Ingo Molnar sent out the x86/mm pull request today and commented there:
“The biggest changes are the TLB flushing scalability optimizations, to update the mm_cpumask lazily and related changes. This feature has both a track record and a continued risk of performance regressions, so it was already delayed by a cycle – but it’s all 100% perfect now™.”
Rik van Riel with Meta has been working on these TLB flushing scalability optimizations the past few months and stand to benefit multi-threaded workloads with lots of context switching. In one simple kernel scheduler benchmark test case with Hackbench, the run-time dropped from 4.5 to 4.2 seconds with these few patches.
Rik noted on one of the patches for these optimizations to help avoid cache line thrashing:
“On busy multi-threaded workloads, there can be significant contention on the mm_cpumask at context switch time.
Reduce that contention by updating mm_cpumask lazily, setting the CPU bit at context switch time (if not already set), and clearing the CPU bit at the first TLB flush sent to a CPU where the process isn’t running.
When a flurry of TLB flushes for a process happen, only the first one will be sent to CPUs where the process isn’t running.
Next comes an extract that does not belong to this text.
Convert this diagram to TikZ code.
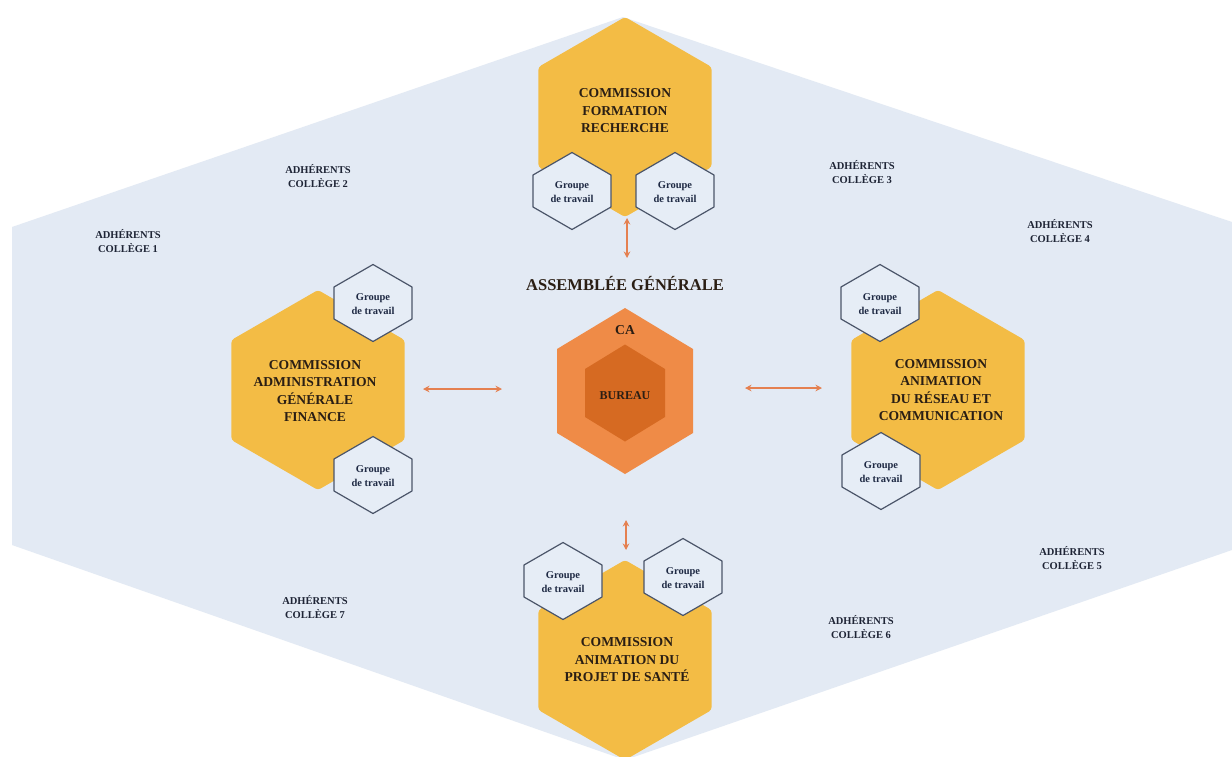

The others will be sent to CPUs where the process is currently running.
On an AMD Milan system with 36 cores, there is a noticeable difference:
$ hackbench –groups 20 –loops 10000Before: ~4.5s +/- 0.1s
After: ~4.2s +/- 0.1s”
And on the other focus of these optimizations patches:
“On a web server workload, the cpumask_test_cpu inside the WARN_ON_ONCE in the prev == next branch takes about 17% of all the CPU time of switch_mm_irqs_off.
On a large fleet, this WARN_ON_ONCE has not fired in at least a month, possibly never.
Move this test under CONFIG_DEBUG_VM so it does not get compiled in production kernels.”
It will be interesting to see what other workloads end up benefiting in a measurable way and hopefully no regressions… With Linux 6.14-rc1 due out this weekend, it will turn to the testing and benchmarking period of the Linux 6.14 kernel cycle.